» Task statement:
Reproduce nothing but the lines from the start of the material through the line that includes "y_ticks = [0, 100, 200, 300, 400, 500, 600]", both ends included, and omit every picture.

» Data lines:
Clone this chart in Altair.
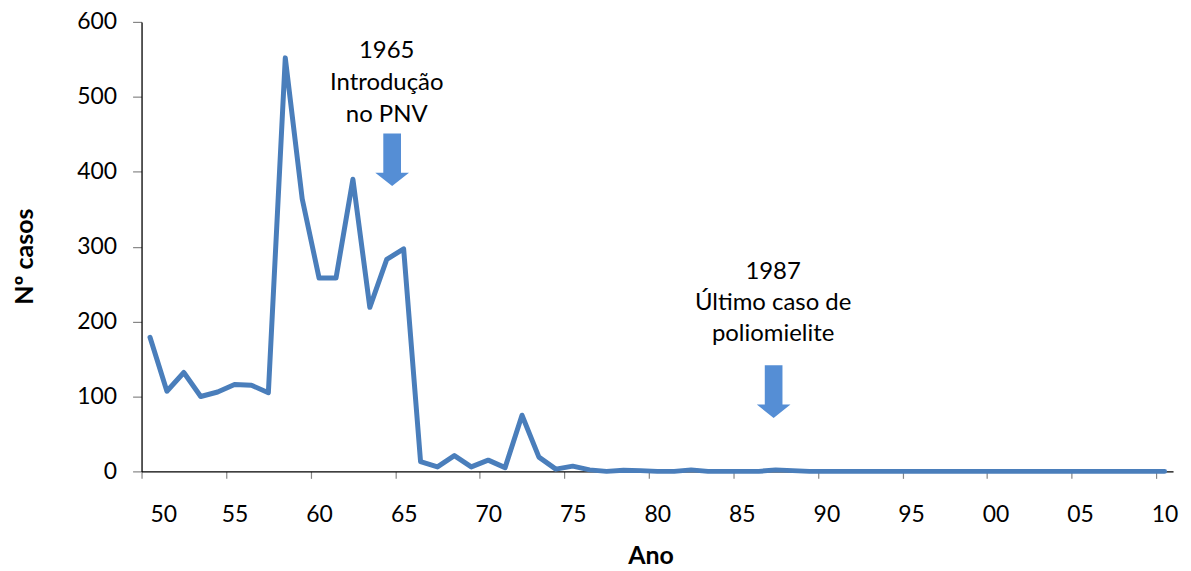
import altair as alt
import pandas as pd

# --- data ---
years = list(range(1950, 2011))
cases = [179, 107, 132, 100, 106, 116, 115, 105, 552, 364,
         258, 258, 390, 219, 283, 297, 13, 6, 21, 6,
         15, 5, 75, 19, 3, 7, 2, 0, 1.5, 1,
         0, 0, 2, 0, 0, 0, 0, 2, 1, 0,
         0, 0, 0, 0, 0, 0, 0, 0, 0, 0,
         0, 0, 0, 0, 0, 0, 0, 0, 0, 0,
         0]

tick_years = list(range(1950, 2011, 5))
y_ticks = [0, 100, 200, 300, 400, 500, 600]

# annotations: text lines (x in years, y in cases at text baseline)
ann_text = ["1965", "Introdução", "no PNV", "1987", "Último caso de", "poliomielite"]
ann_x = [1964.5, 1964.5, 1964.5, 1987.35, 1987.35, 1987.35]
ann_y = [551.5, 508.5, 466.5, 257.0, 215.0, 174.5]

# arrows (centre position in data units)
arrow_x = [1964.82, 1987.38]
arrow_y = [416.0, 106.5]

FONT = "Lato"
LINE_COLOR = "#4a7ebb"
ARROW_COLOR = "#558ed5"

df = pd.DataFrame({"x": [y + 0.5 for y in years], "y": cases})
df_ann = pd.DataFrame({"x": ann_x, "y": ann_y, "t": ann_text})
df_arr = pd.DataFrame({"x": arrow_x, "y": arrow_y})

xscale = alt.Scale(domain=[1950, 2011], nice=False, zero=False)
yscale = alt.Scale(domain=[0, 600], nice=False)

x_axis = alt.Axis(
    values=tick_years,
    labelExpr="(datum.value % 100) < 10 ? '0' + (datum.value % 100) : '' + (datum.value % 100)",
    labelOffset=8.5,
    labelFont=FONT, labelFontSize=23, labelColor="#000000",
    labelBaseline="alphabetic", labelPadding=43,
    tickSize=7, tickColor="#868686", tickWidth=1.2,
    domainColor="#000000", domainWidth=1.3,
    grid=False,
    title="Ano", titleFont=FONT, titleFontSize=25, titleFontWeight="bold",
    titleColor="#000000", titleX=510.7, titleY=92.8,
    titleBaseline="alphabetic", titleAlign="center",
    labelOverlap=False,
)
y_axis = alt.Axis(
    values=y_ticks,
    labelFont=FONT, labelFontSize=23, labelColor="#000000",
    labelPadding=16,
    tickSize=9, tickColor="#868686", tickWidth=1.2,
    domainColor="#000000", domainWidth=1.3,
    grid=False,
    title="Nº casos", titleFont=FONT, titleFontSize=25, titleFontWeight="bold",
    titleColor="#000000", titleAngle=-90, titleX=-109, titleY=235,
    titleBaseline="alphabetic", titleAlign="center",
)

line = alt.Chart(df).mark_line(
    color=LINE_COLOR, strokeWidth=5, strokeJoin="round", strokeCap="round"
).encode(
    x=alt.X("x:Q", scale=xscale, axis=x_axis),
    y=alt.Y("y:Q", scale=yscale, axis=y_axis),
)

arrow_path = "M -0.336 -1 L 0.336 -1 L 0.336 0.49 L 0.64 0.49 L 0 1 L -0.64 0.49 L -0.336 0.49 Z"
arrows = alt.Chart(df_arr).mark_point(
    shape=arrow_path, size=2790, filled=True, fill=ARROW_COLOR, opacity=1, strokeWidth=0
).encode(
    x=alt.X("x:Q", scale=xscale),
    y=alt.Y("y:Q", scale=yscale),
)

texts = alt.Chart(df_ann).mark_text(
    font=FONT, fontSize=24, color="#000000", align="center", baseline="alphabetic"
).encode(
    x=alt.X("x:Q", scale=xscale),
    y=alt.Y("y:Q", scale=yscale),
    text="t:N",
)

chart = alt.layer(line, arrows, texts).properties(
    width=1035, height=451,
    autosize=alt.AutoSizeParams(type="none"),
    padding={"left": 134, "top": 13, "right": 10, "bottom": 99},
).configure_view(stroke=None)

chart.save("out.html", embed_options={"renderer": "svg", "actions": False})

» Result for this task:
Clone this chart in Altair.
import altair as alt
import pandas as pd

# --- data ---
years = list(range(1950, 2011))
cases = [179, 107, 132, 100, 106, 116, 115, 105, 552, 364,
         258, 258, 390, 219, 283, 297, 13, 6, 21, 6,
         15, 5, 75, 19, 3, 7, 2, 0, 1.5, 1,
         0, 0, 2, 0, 0, 0, 0, 2, 1, 0,
         0, 0, 0, 0, 0, 0, 0, 0, 0, 0,
         0, 0, 0, 0, 0, 0, 0, 0, 0, 0,
         0]

tick_years = list(range(1950, 2011, 5))
y_ticks = [0, 100, 200, 300, 400, 500, 600]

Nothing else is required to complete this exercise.